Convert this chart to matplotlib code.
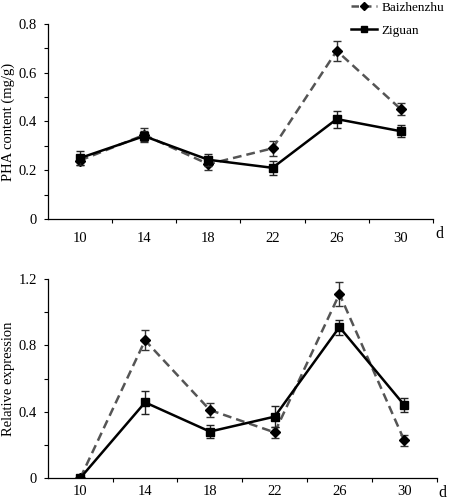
import numpy as np
import matplotlib.pyplot as plt
from matplotlib.lines import Line2D

plt.rcParams['font.family'] = ['Liberation Serif', 'DejaVu Serif']
plt.rcParams['font.size'] = 10.5

days = ['10', '14', '18', '22', '26', '30']

# PHA content (mg/g)
pha_bai = [0.24, 0.345, 0.225, 0.29, 0.69, 0.45]
pha_bai_err = [0.02, 0.03, 0.025, 0.03, 0.04, 0.025]
pha_zig = [0.25, 0.34, 0.243, 0.21, 0.41, 0.36]
pha_zig_err = [0.03, 0.02, 0.025, 0.03, 0.035, 0.025]

# relative expression
rel_bai = [0.0, 0.83, 0.41, 0.275, 1.11, 0.227]
rel_bai_err = [0.0, 0.06, 0.04, 0.035, 0.07, 0.035]
rel_zig = [0.0, 0.456, 0.28, 0.37, 0.91, 0.44]
rel_zig_err = [0.0, 0.07, 0.04, 0.065, 0.045, 0.045]

x = np.arange(len(days))

fig = plt.figure(figsize=(4.52, 5.0), dpi=100)
ax1 = fig.add_axes([0.106, 0.562, 0.852, 0.390])
ax2 = fig.add_axes([0.106, 0.044, 0.860, 0.398])


def style(ax, ymax, major, label_step, xpad):
    ax.spines['top'].set_visible(False)
    ax.spines['right'].set_visible(False)
    ax.set_xlim(-0.5, len(days) - 0.5)
    ax.set_ylim(0, ymax)
    yt = np.arange(0, ymax + 1e-9, major)
    ax.set_yticks(yt)
    labs = []
    for v in yt:
        if abs(v / label_step - round(v / label_step)) < 1e-6:
            labs.append('0' if v == 0 else '{:.1f}'.format(v))
        else:
            labs.append('')
    ax.set_yticklabels(labs)
    ax.tick_params(axis='y', direction='out', length=3, width=0.8, pad=5)
    ax.set_xticks(x)
    ax.set_xticklabels(days)
    ax.tick_params(axis='x', which='major', length=0, pad=xpad)
    ax.set_xticks(np.arange(0.5, len(days) - 0.5 + 1e-9, 1), minor=True)
    ax.tick_params(axis='x', which='minor', direction='out', length=3, width=0.8)
    for s in ['left', 'bottom']:
        ax.spines[s].set_linewidth(0.9)
    ax.text(1.005, -0.035, 'd', transform=ax.transAxes, fontsize=11.5, va='top', ha='left')


def draw(ax, bai, bai_err, zig, zig_err):
    ax.errorbar(x, bai, yerr=bai_err, color='#555555', ls='--', lw=1.8, dashes=(3.5, 2),
                marker='D', ms=5, mfc='black', mec='black', ecolor='#333333',
                elinewidth=1, capsize=3, capthick=1, zorder=3)
    ax.errorbar(x, zig, yerr=zig_err, color='black', ls='-', lw=1.8,
                marker='s', ms=5.5, mfc='black', mec='black', ecolor='#222222',
                elinewidth=1, capsize=3, capthick=1, zorder=4)


draw(ax1, pha_bai, pha_bai_err, pha_zig, pha_zig_err)
style(ax1, 0.8, 0.1, 0.2, 9)
ax1.set_ylabel('PHA content (mg/g)', fontsize=10.5)
ax1.yaxis.set_label_coords(-0.085, 0.5)

draw(ax2, rel_bai, rel_bai_err, rel_zig, rel_zig_err)
style(ax2, 1.2, 0.2, 0.4, 5)
ax2.set_ylabel('Relative expression', fontsize=10.5)
ax2.yaxis.set_label_coords(-0.085, 0.5)

h = [Line2D([], [], color='#555555', ls='--', lw=1.8, dashes=(3, 2), marker='D', ms=4,
            mfc='black', mec='black'),
     Line2D([], [], color='black', ls='-', lw=1.8, marker='s', ms=4,
            mfc='black', mec='black')]
fig.legend(h, ['Baizhenzhu', 'Ziguan'], loc='upper left', bbox_to_anchor=(0.765, 1.008),
           frameon=False, fontsize=9.5, handlelength=2.0, labelspacing=0.85,
           handletextpad=0.3, borderaxespad=0)

fig.savefig('out.png', dpi=100)
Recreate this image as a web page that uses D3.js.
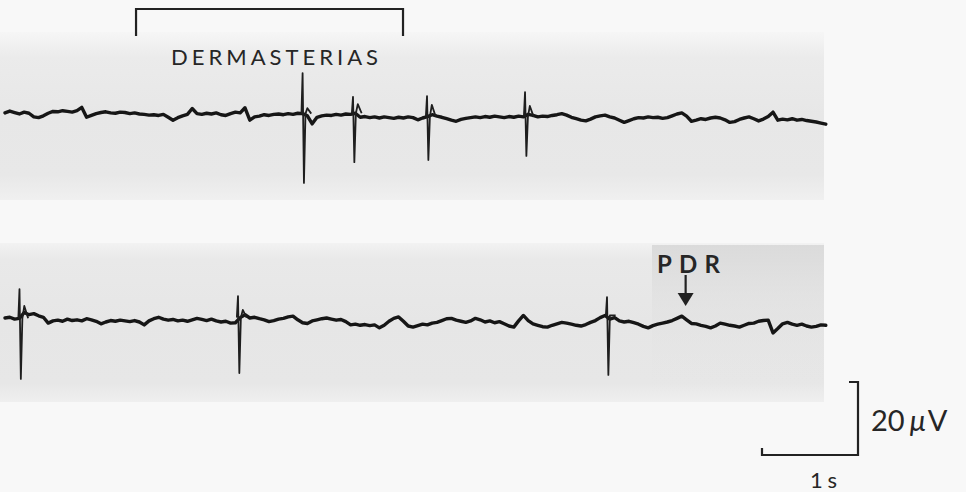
<!DOCTYPE html>
<html>
<head>
<meta charset="utf-8">
<script src="https://cdn.jsdelivr.net/npm/d3@7"></script>
<style>
  body { margin: 0; background: #f8f8f8; }
  svg { display: block; }
  .trace { fill: none; stroke: #161616; stroke-width: 3.4; stroke-linejoin: round; stroke-linecap: round; }
  .spike { fill: none; stroke: #1e1e1e; stroke-width: 1.8; stroke-linejoin: round; }
  .mark { fill: none; stroke: #222; stroke-width: 2.2; }
  text { font-family: Lato, "Open Sans", sans-serif; fill: #262626; }
</style>
</head>
<body>
<script>
// sample step of the traces, seconds
var step = 0.05;

// upper record (µV, one value every 50 ms)
var topTrace = [
  1.4, 1.9, 1.5, 1.1, 1.6, 1.3, 0.3, 0.1, 0.6, 1.3,
  1.8, 1.7, 2.0, 1.8, 1.6, 2.0, 2.9, 0.2, 0.7, 1.2,
  1.5, 1.7, 1.4, 1.3, 1.6, 1.5, 1.2, 1.4, 1.1, 1.0,
  0.8, 0.9, 0.7, 1.0, 0.2, -0.6, 0.1, 0.6, 1.0, 2.6,
  1.2, 1.0, 1.3, 1.1, 1.4, 0.9, 0.7, 1.2, 1.6, 1.4,
  2.8, -0.6, 0.3, 0.5, 0.9, 0.7, 1.0, 1.1, 0.9, 1.2,
  1.0, 1.3, 1.2, 0.6, -1.6, 0.2, 0.6, 0.8, 0.7, 1.0,
  0.8, 1.1, 1.0, 1.3, 0.2, 0.4, 0.1, 0.3, 0.0, 0.3,
  0.1, -0.1, 0.2, 0.0, 0.3, 0.1, -0.5, 0.0, 0.4, 0.9,
  0.5, 0.2, -0.2, -0.6, -0.9, -0.4, -0.1, 0.1, 0.3, 0.1,
  0.4, 0.2, 0.5, 0.3, 0.1, 0.4, 0.2, 0.5, 0.3, 1.0,
  0.7, 0.3, 0.5, 0.4, 0.7, 0.9, 1.2, 0.8, 0.2, -0.2,
  -0.6, -0.8, -0.3, 0.3, 0.6, 0.8, 0.3, 0.0, -0.6, -1.2,
  -0.7, -0.2, 0.1, 0.0, 0.3, 0.1, 0.2, -0.1, 0.1, 0.6,
  1.1, 1.4, 0.5, -0.9, -0.6, -0.2, -0.4, 0.0, 0.2, 0.0,
  -0.5, -1.2, -1.0, -0.4, 0.0, 0.3, -0.2, -0.8, -0.3, 0.4,
  1.6, -0.6, -0.3, -0.5, -0.2, -0.6, -0.4, -0.7, -0.9, -1.1,
  -1.4, -1.7
];

// lower record (µV, one value every 50 ms)
var bottomTrace = [
  1.1, 1.3, 0.8, 1.0, 2.6, 2.0, 2.3, 1.7, 1.3, -0.3,
  0.3, 0.5, 0.2, 0.8, 0.4, 0.6, 0.3, 0.9, 0.6, 0.2,
  -0.5, 0.0, 0.4, 0.2, 0.5, 0.3, 0.1, 0.4, 0.0, -0.8,
  0.3, 0.9, 1.3, 0.8, 0.5, 0.7, 0.3, 0.5, 0.2, 0.6,
  1.0, 0.7, 0.4, 0.8, 0.3, 0.0, 0.2, -0.3, -0.2, 1.2,
  2.0, 1.1, 1.3, 0.9, 0.6, 0.1, 0.4, 0.8, 1.0, 1.4,
  1.6, 0.6, -0.2, -0.4, 0.3, 0.6, 0.9, 1.1, 0.8, 0.5,
  0.7, 0.1, -0.8, -0.6, -0.9, -0.7, -1.0, -0.8, -1.6, -0.9,
  0.2, 1.0, 1.4, 0.2, -1.1, -1.4, -1.0, -0.6, -0.8, -0.3,
  -0.1, 0.4, 0.9, 1.0, 0.5, 0.2, -0.1, 0.3, 1.0, 0.6,
  0.0, 0.3, -0.2, 0.1, -0.5, -1.1, -1.4, 0.3, 1.8, 0.4,
  -0.5, -0.9, -1.3, -1.4, -0.9, -0.5, -0.1, -0.3, -0.6, -0.9,
  -1.1, -0.7, -0.1, 0.4, 1.2, 1.8, 0.8, 1.2, 0.3, 0.0,
  0.2, -0.2, -0.6, -1.2, -1.6, -1.0, -0.6, -0.3, 0.0, 0.4,
  1.0, 1.6, 0.6, -0.4, -0.5, -0.9, -1.2, -1.6, -1.1, -0.3,
  -0.6, -0.9, -1.1, -1.4, -0.9, -0.4, -0.3, 0.2, 0.4, 0.5,
  -3.0, -1.8, -0.5, -0.1, -0.6, -0.9, -0.6, -1.1, -1.4, -1.2,
  -0.8, -0.9
];

// spikes: time (s), positive peak, negative peak, after-wave (µV)
var topSpikes = [
  { t: 3.10,  up: 12.3, down: -17.8, after: 2.7 },
  { t: 3.625, up: 5.8,  down: -12.1, after: 3.8 },
  { t: 4.396, up: 6.0,  down: -11.5, after: 3.6 },
  { t: 5.417, up: 7.1,  down: -10.4, after: 3.3 }
];
var bottomSpikes = [
  { t: 0.151, up: 9.0, down: -15.6, after: 4.4 },
  { t: 2.427, up: 7.1, down: -14.0, after: 3.3 },
  { t: 6.271, up: 6.8, down: -14.5, after: 1.8 }
];

// annotations
var dermPeriod = [1.365, 4.146];   // bracket, s
var pdrTime = 7.09;                // arrow, s
var scaleTime = 1;                 // s
var scaleVolt = 20;                // µV
var dermLabel = "DERMASTERIAS";
var pdrLabel = "PDR";
var timeLabel = "1s";

var width = 966, height = 492;

var svg = d3.select("body").append("svg")
    .attr("width", width)
    .attr("height", height);

// photographic background of the two records
var defs = svg.append("defs");
function grad(id, stops) {
    var g = defs.append("linearGradient").attr("id", id)
        .attr("x1", 0).attr("y1", 0).attr("x2", 0).attr("y2", 1);
    stops.forEach(function (s) {
        g.append("stop").attr("offset", s[0]).attr("stop-color", s[1])
            .attr("stop-opacity", s[2] === undefined ? 1 : s[2]);
    });
}
grad("gTop", [[0, "#f6f6f6"], [0.15, "#ebebeb"], [0.5, "#e7e7e7"], [0.85, "#e8e8e8"], [1, "#f0f0f0"]]);
grad("gBot", [[0, "#f2f2f2"], [0.1, "#e9e9e9"], [0.5, "#e6e6e6"], [0.88, "#e7e7e7"], [1, "#efefef"]]);
grad("gDark", [[0, "#d8d8d8", 0.9], [0.35, "#dedede", 0.5], [1, "#e6e6e6", 0]]);

svg.append("rect").attr("width", width).attr("height", height).attr("fill", "#f8f8f8");
svg.append("rect").attr("x", 0).attr("y", 32).attr("width", 824).attr("height", 168).attr("fill", "url(#gTop)");
svg.append("rect").attr("x", 0).attr("y", 243).attr("width", 824).attr("height", 159).attr("fill", "url(#gBot)");
svg.append("rect").attr("x", 652).attr("y", 245).attr("width", 172).attr("height", 150).attr("fill", "url(#gDark)");

// scales
var x = d3.scaleLinear().domain([0, 8.55]).range([5, 825.8]);
var yTop = d3.scaleLinear().domain([-10, 10]).range([118 + 36.5, 118 - 36.5]);
var yBot = d3.scaleLinear().domain([-10, 10]).range([322 + 36.5, 322 - 36.5]);

function drawRecord(values, spikes, y) {
    var line = d3.line()
        .x(function (d, i) { return x(i * step); })
        .y(function (d) { return y(d); });
    svg.append("path").datum(values).attr("class", "trace").attr("d", line);

    var sline = d3.line()
        .x(function (d) { return x(d[0]); })
        .y(function (d) { return y(d[1]); });
    spikes.forEach(function (s) {
        var base = values[Math.round(s.t / step)];
        var pts = [
            [s.t - 0.012, base], [s.t, s.up], [s.t + 0.014, s.down],
            [s.t + 0.03, base], [s.t + 0.05, s.after], [s.t + 0.09, base]
        ];
        svg.append("path").datum(pts).attr("class", "spike").attr("d", sline);
    });
}
drawRecord(topTrace, topSpikes, yTop);
drawRecord(bottomTrace, bottomSpikes, yBot);

// stimulation bracket
var bx0 = x(dermPeriod[0]), bx1 = x(dermPeriod[1]);
svg.append("path").attr("class", "mark")
    .attr("d", "M" + bx0 + ",36V9H" + bx1 + "V36");
svg.append("text")
    .attr("x", 171).attr("y", 65)
    .attr("font-size", 22)
    .attr("textLength", 207).attr("lengthAdjust", "spacing")
    .text(dermLabel);

// PDR arrow
var ax = x(pdrTime);
svg.append("line").attr("class", "mark")
    .attr("x1", ax).attr("x2", ax).attr("y1", 275).attr("y2", 295);
svg.append("path")
    .attr("d", "M" + (ax - 8) + ",293L" + (ax + 8) + ",293L" + ax + ",306Z")
    .attr("fill", "#222");
svg.append("text")
    .attr("x", 657).attr("y", 273)
    .attr("font-size", 24).attr("font-weight", "bold")
    .attr("textLength", 63).attr("lengthAdjust", "spacing")
    .text(pdrLabel);

// calibration
var barW = x(scaleTime) - x(0);
var barH = yBot(0) - yBot(scaleVolt);
var cx = 858, cy = 455;
svg.append("path").attr("class", "mark")
    .attr("d", "M" + (cx - barW) + "," + (cy - 7) + "V" + cy + "H" + cx + "V" + (cy - barH) + "H" + (cx - 9));
var vt = svg.append("text")
    .attr("x", 871).attr("y", 431)
    .attr("font-size", 29);
vt.append("tspan").text(scaleVolt);
vt.append("tspan").attr("dx", 5).attr("font-style", "italic").text("\u03bc");
vt.append("tspan").attr("dx", 2).text("V");
svg.append("text")
    .attr("x", 810).attr("y", 488)
    .attr("font-size", 22)
    .attr("textLength", 27).attr("lengthAdjust", "spacing")
    .text(timeLabel);
</script>
</body>
</html>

• _Required task_:
Write out nothing but the lines from the start of the data through the line with "ax2 = fig.add_axes([0.106, 0.044, 0.860, 0.398])". Leave out the pictures.

• _Result of the exercise_:
Convert this chart to matplotlib code.
import numpy as np
import matplotlib.pyplot as plt
from matplotlib.lines import Line2D

plt.rcParams['font.family'] = ['Liberation Serif', 'DejaVu Serif']
plt.rcParams['font.size'] = 10.5

days = ['10', '14', '18', '22', '26', '30']

# PHA content (mg/g)
pha_bai = [0.24, 0.345, 0.225, 0.29, 0.69, 0.45]
pha_bai_err = [0.02, 0.03, 0.025, 0.03, 0.04, 0.025]
pha_zig = [0.25, 0.34, 0.243, 0.21, 0.41, 0.36]
pha_zig_err = [0.03, 0.02, 0.025, 0.03, 0.035, 0.025]

# relative expression
rel_bai = [0.0, 0.83, 0.41, 0.275, 1.11, 0.227]
rel_bai_err = [0.0, 0.06, 0.04, 0.035, 0.07, 0.035]
rel_zig = [0.0, 0.456, 0.28, 0.37, 0.91, 0.44]
rel_zig_err = [0.0, 0.07, 0.04, 0.065, 0.045, 0.045]

x = np.arange(len(days))

fig = plt.figure(figsize=(4.52, 5.0), dpi=100)
ax1 = fig.add_axes([0.106, 0.562, 0.852, 0.390])
ax2 = fig.add_axes([0.106, 0.044, 0.860, 0.398])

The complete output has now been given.